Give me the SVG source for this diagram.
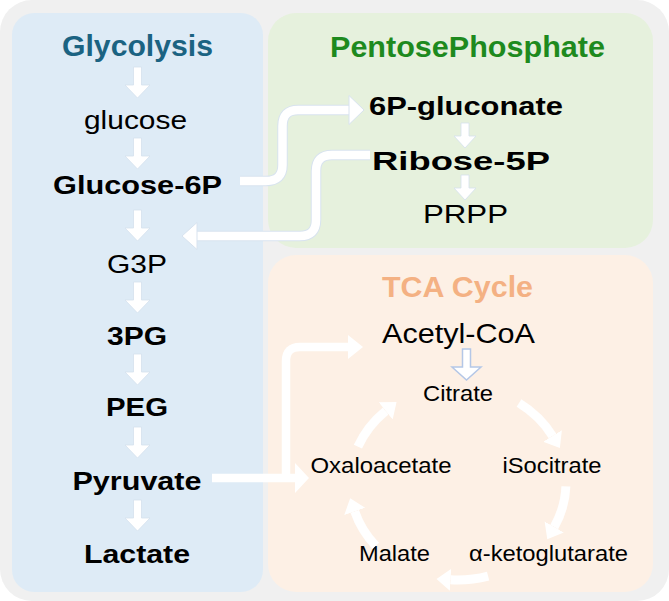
<svg xmlns="http://www.w3.org/2000/svg" width="669" height="601" viewBox="0 0 669 601">
<style>
text{font-family:"Liberation Sans",Arial,sans-serif;text-anchor:middle;fill:#000}
.b{font-weight:bold}
.t{font-weight:bold;font-size:29px}
.m{font-size:26.5px}
.s{font-size:22px}
.arr{fill:#fff;stroke:#d4e1ee;stroke-width:0.8}
.lnO{fill:none;stroke:#d8e3ef;stroke-width:10.5}
.ln{fill:none;stroke:#fff;stroke-width:8.5}
.cyc{fill:none;stroke:#fff;stroke-width:9;marker-end:url(#hd)}
</style>
<defs>
<polygon id="down" points="-4,0 4,0 4,18 12.5,18 0,31 -12.5,18 -4,18"/>
<polygon id="downS" points="-4,0 4,0 4,13 11,13 0,25 -11,13 -4,13"/>
<marker id="hd" markerUnits="userSpaceOnUse" markerWidth="16" markerHeight="26" refX="0" refY="12" orient="auto" viewBox="0 0 16 24">
<path d="M0,1 L14,12 L0,23 Z" fill="#fff"/>
</marker>
</defs>
<rect x="0" y="0" width="669" height="601" rx="32" fill="#f0f0f0"/>
<g id="glycolysis">
<rect x="12" y="13" width="251" height="579" rx="22" fill="#deebf6"/>
<text class="t" x="137.5" y="56" style="fill:#1b6382" textLength="151" lengthAdjust="spacingAndGlyphs">Glycolysis</text>
<text class="m" x="135.5" y="129" textLength="103" lengthAdjust="spacingAndGlyphs">glucose</text>
<text class="m b" x="137.5" y="194" textLength="169" lengthAdjust="spacingAndGlyphs">Glucose-6P</text>
<text class="m" x="137" y="273" textLength="60" lengthAdjust="spacingAndGlyphs">G3P</text>
<text class="m b" x="137" y="345" textLength="60" lengthAdjust="spacingAndGlyphs">3PG</text>
<text class="m b" x="137" y="416" textLength="62" lengthAdjust="spacingAndGlyphs">PEG</text>
<text class="m b" x="137" y="490" textLength="129" lengthAdjust="spacingAndGlyphs">Pyruvate</text>
<text class="m b" x="137" y="562.5" textLength="106" lengthAdjust="spacingAndGlyphs">Lactate</text>
</g>
<g id="pentose">
<rect x="268" y="13" width="385" height="235" rx="28" fill="#e6f1dd"/>
<text class="t" x="467.5" y="57" style="fill:#1e8a1e" textLength="275" lengthAdjust="spacingAndGlyphs">PentosePhosphate</text>
<text class="m b" x="466" y="115" textLength="194" lengthAdjust="spacingAndGlyphs">6P-gluconate</text>
<text class="m b" x="461" y="170" textLength="178" lengthAdjust="spacingAndGlyphs">Ribose-5P</text>
<text class="m" x="465.5" y="223" textLength="85" lengthAdjust="spacingAndGlyphs">PRPP</text>
</g>
<g id="tca">
<rect x="268" y="255" width="385" height="337" rx="28" fill="#fdf0e5"/>
<text class="t" x="457.5" y="296.5" style="fill:#f4b183" textLength="151" lengthAdjust="spacingAndGlyphs">TCA Cycle</text>
<text x="458.5" y="342.5" style="font-size:27.5px" textLength="153" lengthAdjust="spacingAndGlyphs">Acetyl-CoA</text>
<text class="s" x="458" y="400.5" textLength="70" lengthAdjust="spacingAndGlyphs">Citrate</text>
<text class="s" x="552" y="473" textLength="99" lengthAdjust="spacingAndGlyphs">iSocitrate</text>
<text class="s" x="381" y="473" textLength="141" lengthAdjust="spacingAndGlyphs">Oxaloacetate</text>
<text class="s" x="394.5" y="560.5" textLength="71" lengthAdjust="spacingAndGlyphs">Malate</text>
<text class="s" x="548.5" y="560.5" textLength="159" lengthAdjust="spacingAndGlyphs">α-ketoglutarate</text>
</g>
<g id="connectors">
<use href="#down" class="arr" x="137.5" y="67"/>
<use href="#down" class="arr" x="137.5" y="138"/>
<use href="#down" class="arr" x="137.5" y="210"/>
<use href="#down" class="arr" x="137.5" y="282"/>
<use href="#down" class="arr" x="137.5" y="354"/>
<use href="#down" class="arr" x="137.5" y="427"/>
<use href="#down" class="arr" x="137.5" y="500"/>
<use href="#downS" class="arr" x="465" y="123"/>
<use href="#downS" class="arr" x="465" y="175"/>
<polygon points="462.5,349 470.5,349 470.5,367 481,367 466.5,380 452,367 462.5,367" fill="#fff" stroke="#b4c7e7" stroke-width="1.5"/>
<path class="lnO" d="M240,181 H266 Q282.5,181 282.5,165 V126 Q282.5,110 298,110 H350"/>
<path class="lnO" d="M370,155 H332 Q316,155 316,171 V220 Q316,236 300,236 H197"/>
<path class="ln" d="M240,181 H266 Q282.5,181 282.5,165 V126 Q282.5,110 298,110 H350"/>
<path class="ln" d="M370,155 H332 Q316,155 316,171 V220 Q316,236 300,236 H197"/>
<polygon points="349,95.5 364,110 349,124.5" fill="#fff" stroke="#d8e3ef" stroke-width="1"/>
<polygon points="197,222.5 182,236 197,249.5" fill="#fff" stroke="#d8e3ef" stroke-width="1"/>
<path class="ln" d="M212,478 H296"/>
<path class="ln" d="M286,478 V361 Q286,347 300,347 H349"/>
<polygon points="295,463 309,478 295,493" fill="#fff"/>
<polygon points="348,335 363,347 348,359" fill="#fff"/>
<path class="cyc" d="M519,403 A108 97 0 0 1 552.5,436"/>
<path class="cyc" d="M565.9,486.4 A108 97 0 0 1 554.2,527"/>
<path class="cyc" d="M488.1,576.1 A108 97 0 0 1 450.5,579.8"/>
<path class="cyc" d="M375.8,545.9 A108 97 0 0 1 354.7,511.4"/>
<path class="cyc" d="M357.9,446.7 A108 97 0 0 1 385.7,410.9"/>
</g>
</svg>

━━━━━━━━━━━━━━━━━━━━

**Task requirements**
All of the lines above should be printed exactly, minus the pictures.

**Task response**
Give me the SVG source for this diagram.
<svg xmlns="http://www.w3.org/2000/svg" width="669" height="601" viewBox="0 0 669 601">
<style>
text{font-family:"Liberation Sans",Arial,sans-serif;text-anchor:middle;fill:#000}
.b{font-weight:bold}
.t{font-weight:bold;font-size:29px}
.m{font-size:26.5px}
.s{font-size:22px}
.arr{fill:#fff;stroke:#d4e1ee;stroke-width:0.8}
.lnO{fill:none;stroke:#d8e3ef;stroke-width:10.5}
.ln{fill:none;stroke:#fff;stroke-width:8.5}
.cyc{fill:none;stroke:#fff;stroke-width:9;marker-end:url(#hd)}
</style>
<defs>
<polygon id="down" points="-4,0 4,0 4,18 12.5,18 0,31 -12.5,18 -4,18"/>
<polygon id="downS" points="-4,0 4,0 4,13 11,13 0,25 -11,13 -4,13"/>
<marker id="hd" markerUnits="userSpaceOnUse" markerWidth="16" markerHeight="26" refX="0" refY="12" orient="auto" viewBox="0 0 16 24">
<path d="M0,1 L14,12 L0,23 Z" fill="#fff"/>
</marker>
</defs>
<rect x="0" y="0" width="669" height="601" rx="32" fill="#f0f0f0"/>
<g id="glycolysis">
<rect x="12" y="13" width="251" height="579" rx="22" fill="#deebf6"/>
<text class="t" x="137.5" y="56" style="fill:#1b6382" textLength="151" lengthAdjust="spacingAndGlyphs">Glycolysis</text>
<text class="m" x="135.5" y="129" textLength="103" lengthAdjust="spacingAndGlyphs">glucose</text>
<text class="m b" x="137.5" y="194" textLength="169" lengthAdjust="spacingAndGlyphs">Glucose-6P</text>
<text class="m" x="137" y="273" textLength="60" lengthAdjust="spacingAndGlyphs">G3P</text>
<text class="m b" x="137" y="345" textLength="60" lengthAdjust="spacingAndGlyphs">3PG</text>
<text class="m b" x="137" y="416" textLength="62" lengthAdjust="spacingAndGlyphs">PEG</text>
<text class="m b" x="137" y="490" textLength="129" lengthAdjust="spacingAndGlyphs">Pyruvate</text>
<text class="m b" x="137" y="562.5" textLength="106" lengthAdjust="spacingAndGlyphs">Lactate</text>
</g>
<g id="pentose">
<rect x="268" y="13" width="385" height="235" rx="28" fill="#e6f1dd"/>
<text class="t" x="467.5" y="57" style="fill:#1e8a1e" textLength="275" lengthAdjust="spacingAndGlyphs">PentosePhosphate</text>
<text class="m b" x="466" y="115" textLength="194" lengthAdjust="spacingAndGlyphs">6P-gluconate</text>
<text class="m b" x="461" y="170" textLength="178" lengthAdjust="spacingAndGlyphs">Ribose-5P</text>
<text class="m" x="465.5" y="223" textLength="85" lengthAdjust="spacingAndGlyphs">PRPP</text>
</g>
<g id="tca">
<rect x="268" y="255" width="385" height="337" rx="28" fill="#fdf0e5"/>
<text class="t" x="457.5" y="296.5" style="fill:#f4b183" textLength="151" lengthAdjust="spacingAndGlyphs">TCA Cycle</text>
<text x="458.5" y="342.5" style="font-size:27.5px" textLength="153" lengthAdjust="spacingAndGlyphs">Acetyl-CoA</text>
<text class="s" x="458" y="400.5" textLength="70" lengthAdjust="spacingAndGlyphs">Citrate</text>
<text class="s" x="552" y="473" textLength="99" lengthAdjust="spacingAndGlyphs">iSocitrate</text>
<text class="s" x="381" y="473" textLength="141" lengthAdjust="spacingAndGlyphs">Oxaloacetate</text>
<text class="s" x="394.5" y="560.5" textLength="71" lengthAdjust="spacingAndGlyphs">Malate</text>
<text class="s" x="548.5" y="560.5" textLength="159" lengthAdjust="spacingAndGlyphs">α-ketoglutarate</text>
</g>
<g id="connectors">
<use href="#down" class="arr" x="137.5" y="67"/>
<use href="#down" class="arr" x="137.5" y="138"/>
<use href="#down" class="arr" x="137.5" y="210"/>
<use href="#down" class="arr" x="137.5" y="282"/>
<use href="#down" class="arr" x="137.5" y="354"/>
<use href="#down" class="arr" x="137.5" y="427"/>
<use href="#down" class="arr" x="137.5" y="500"/>
<use href="#downS" class="arr" x="465" y="123"/>
<use href="#downS" class="arr" x="465" y="175"/>
<polygon points="462.5,349 470.5,349 470.5,367 481,367 466.5,380 452,367 462.5,367" fill="#fff" stroke="#b4c7e7" stroke-width="1.5"/>
<path class="lnO" d="M240,181 H266 Q282.5,181 282.5,165 V126 Q282.5,110 298,110 H350"/>
<path class="lnO" d="M370,155 H332 Q316,155 316,171 V220 Q316,236 300,236 H197"/>
<path class="ln" d="M240,181 H266 Q282.5,181 282.5,165 V126 Q282.5,110 298,110 H350"/>
<path class="ln" d="M370,155 H332 Q316,155 316,171 V220 Q316,236 300,236 H197"/>
<polygon points="349,95.5 364,110 349,124.5" fill="#fff" stroke="#d8e3ef" stroke-width="1"/>
<polygon points="197,222.5 182,236 197,249.5" fill="#fff" stroke="#d8e3ef" stroke-width="1"/>
<path class="ln" d="M212,478 H296"/>
<path class="ln" d="M286,478 V361 Q286,347 300,347 H349"/>
<polygon points="295,463 309,478 295,493" fill="#fff"/>
<polygon points="348,335 363,347 348,359" fill="#fff"/>
<path class="cyc" d="M519,403 A108 97 0 0 1 552.5,436"/>
<path class="cyc" d="M565.9,486.4 A108 97 0 0 1 554.2,527"/>
<path class="cyc" d="M488.1,576.1 A108 97 0 0 1 450.5,579.8"/>
<path class="cyc" d="M375.8,545.9 A108 97 0 0 1 354.7,511.4"/>
<path class="cyc" d="M357.9,446.7 A108 97 0 0 1 385.7,410.9"/>
</g>
</svg>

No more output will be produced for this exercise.